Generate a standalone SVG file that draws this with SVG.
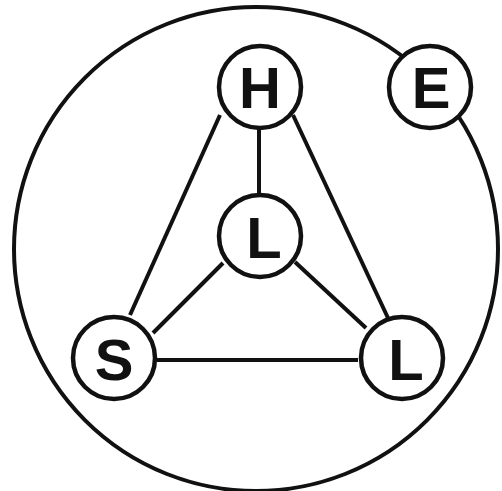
<svg xmlns="http://www.w3.org/2000/svg" width="502" height="491" viewBox="0 0 502 491">
<style>
.c{fill:#fff;stroke:#111;stroke-width:4.5}
.ln{stroke:#111;stroke-width:4;fill:none}
.t{font-family:"Liberation Sans",Arial,sans-serif;font-weight:bold;font-size:58px;fill:#111;text-anchor:middle}
</style>
<rect width="502" height="491" fill="#fff"/>
<circle cx="256" cy="249" r="242" fill="none" stroke="#111" stroke-width="4"/>
<g id="connectors" class="ln">
<line x1="220" y1="115" x2="130" y2="315"/>
<line x1="293" y1="115" x2="388" y2="318"/>
<line x1="259" y1="128" x2="259" y2="194"/>
<line x1="223" y1="263" x2="153" y2="333"/>
<line x1="295" y1="262" x2="366" y2="328"/>
<line x1="157" y1="360" x2="358" y2="360"/>
</g>
<g id="H"><circle class="c" cx="260" cy="87" r="41"/><text class="t" x="260" y="108">H</text></g>
<g id="E"><circle class="c" cx="430" cy="87" r="41"/><text class="t" x="431" y="108">E</text></g>
<g id="Lc"><circle class="c" cx="260" cy="236" r="41"/><text class="t" x="264" y="258">L</text></g>
<g id="S"><circle class="c" cx="114" cy="358" r="41"/><text class="t" x="114" y="380">S</text></g>
<g id="Lr"><circle class="c" cx="402" cy="358" r="41"/><text class="t" x="406" y="380">L</text></g>
</svg>
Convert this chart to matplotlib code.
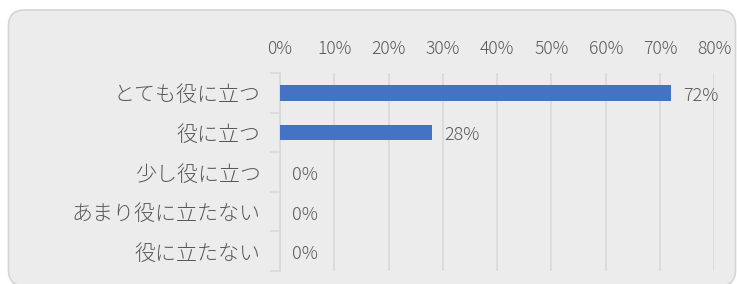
import matplotlib
matplotlib.use("Agg")
import matplotlib.pyplot as plt
from matplotlib.patches import FancyBboxPatch
import numpy as np

plt.rcParams['font.family'] = ['Noto Sans CJK JP', 'DejaVu Sans']

categories = ["とても役に立つ", "役に立つ", "少し役に立つ", "あまり役に立たない", "役に立たない"]
values = [0.72, 0.28, 0.0, 0.0, 0.0]
value_labels = ["72%", "28%", "0%", "0%", "0%"]
xticks = [0, 0.1, 0.2, 0.3, 0.4, 0.5, 0.6, 0.7, 0.8]
xtick_labels = ["0%", "10%", "20%", "30%", "40%", "50%", "60%", "70%", "80%"]

W, H = 737, 284
fig = plt.figure(figsize=(W / 100, H / 100), dpi=100)
fig.patch.set_facecolor("white")

# background rounded panel
bg = fig.add_axes([0, 0, 1, 1])
bg.set_xlim(0, W)
bg.set_ylim(H, 0)
bg.axis("off")
bg.add_patch(FancyBboxPatch((8.5, 10), 727, 276,
                            boxstyle="round,pad=0,rounding_size=16",
                            facecolor="#ececec", edgecolor="#d4d4d4", linewidth=1.2))

text_color = "#595959"
grid_color = "#d9d9d9"

ax = fig.add_axes([280 / W, 1 - 271 / H, (714.3 - 280) / W, (271 - 73) / H])
ax.set_facecolor("none")
y = np.arange(len(categories))
ax.barh(y, values, height=0.39, color="#4472c4", edgecolor="none", zorder=3)

ax.set_xlim(0, 0.8)
ax.set_ylim(len(categories) - 0.5, -0.5)

ax.xaxis.tick_top()
ax.set_xticks(xticks)
ax.set_xticklabels(xtick_labels, fontsize=12.6, color=text_color, fontweight="light")
ax.tick_params(axis="x", length=0, pad=11)
ax.grid(axis="x", color=grid_color, linewidth=1.2, zorder=0)

ax.set_yticks(y)
ax.set_yticklabels(categories, fontsize=15.1, color=text_color, fontweight="light")
ax.tick_params(axis="y", which="major", length=0, pad=14)
ax.set_yticks(np.arange(len(categories) + 1) - 0.5, minor=True)
ax.tick_params(axis="y", which="minor", length=7, width=1.2, color=grid_color)

for s in ["top", "right", "bottom"]:
    ax.spines[s].set_visible(False)
ax.spines["left"].set_color(grid_color)
ax.spines["left"].set_linewidth(1.2)

for yi, v, lab in zip(y, values, value_labels):
    ax.annotate(lab, (v, yi), xytext=(12, -3), textcoords="offset pixels",
                ha="left", va="center", fontsize=13, color=text_color, fontweight="light")

fig.savefig("out.png", dpi=100)
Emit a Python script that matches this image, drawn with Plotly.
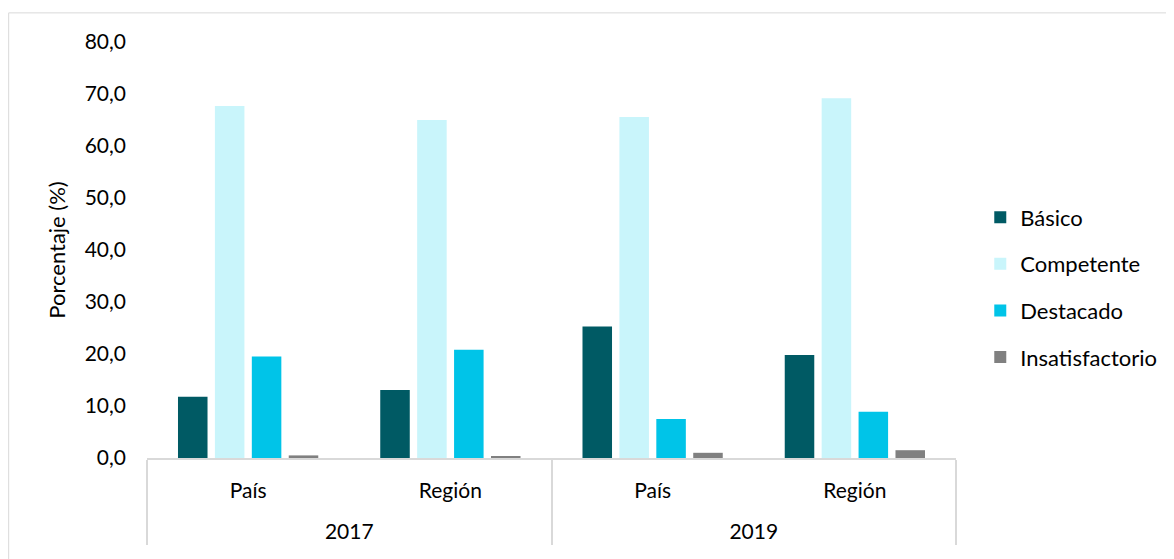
import plotly.graph_objects as go

# categories (two levels: year, scope)
years = ["2017", "2017", "2019", "2019"]
scopes = ["País", "Región", "País", "Región"]

# percentages per performance level
basico = [11.8, 13.1, 25.3, 19.8]
competente = [67.7, 65.0, 65.6, 69.2]
destacado = [19.5, 20.8, 7.5, 8.9]
insatisfactorio = [0.5, 0.35, 1.0, 1.5]

series = [
    ("Básico", basico, "#005A64"),
    ("Competente", competente, "#C9F5FB"),
    ("Destacado", destacado, "#00C4E8"),
    ("Insatisfactorio", insatisfactorio, "#808080"),
]

font_family = "Lato, Open Sans, sans-serif"

# an empty second line under the inner labels pushes the year row lower, like Excel does
scope_labels = [s + "<br>&nbsp;" for s in scopes]

fig = go.Figure()
for name, vals, color in series:
    fig.add_trace(go.Bar(
        x=[years, scope_labels], y=vals, name=name, legendgroup=name,
        marker=dict(color=color, line=dict(width=0)),
    ))

# page body adds an 8px offset, so the figure is 8px smaller and margins compensate
fig.update_layout(
    width=1166, height=551,
    barmode="group", bargap=0.27, bargroupgap=0.2,
    plot_bgcolor="white", paper_bgcolor="white",
    separators=",.",
    font=dict(family=font_family, size=21, color="#000000"),
    margin=dict(l=139, r=214, t=34, b=101),
    legend=dict(
        x=1.03, y=0.41, xanchor="left", yanchor="middle",
        font=dict(size=22), tracegroupgap=15, itemwidth=30,
    ),
    shapes=[dict(
        type="rect", xref="paper", yref="paper",
        x0=-0.171, x1=1.3, y0=-0.3, y1=1.07,
        line=dict(color="#D9D9D9", width=1), layer="below",
    )],
)

fig.update_yaxes(
    range=[0, 80], dtick=10, tickformat=".1f", automargin=False,
    showgrid=False, zeroline=False, showline=False,
    ticklabelstandoff=20,
    title=dict(text="Porcentaje (%)", font=dict(size=22), standoff=12),
)
fig.update_xaxes(
    type="multicategory", automargin=False,
    showline=True, linecolor="#D9D9D9", linewidth=2,
    showgrid=False, showdividers=True, dividercolor="#D9D9D9", dividerwidth=1.5,
    ticks="", tickfont=dict(size=21), ticklabelstandoff=13,
)

fig.write_html("out.html")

---*---

Copy out all lines above that include the string "with".

Generate a standalone SVG file that draws this with SVG.
Emit a Python script that matches this image, drawn with Plotly.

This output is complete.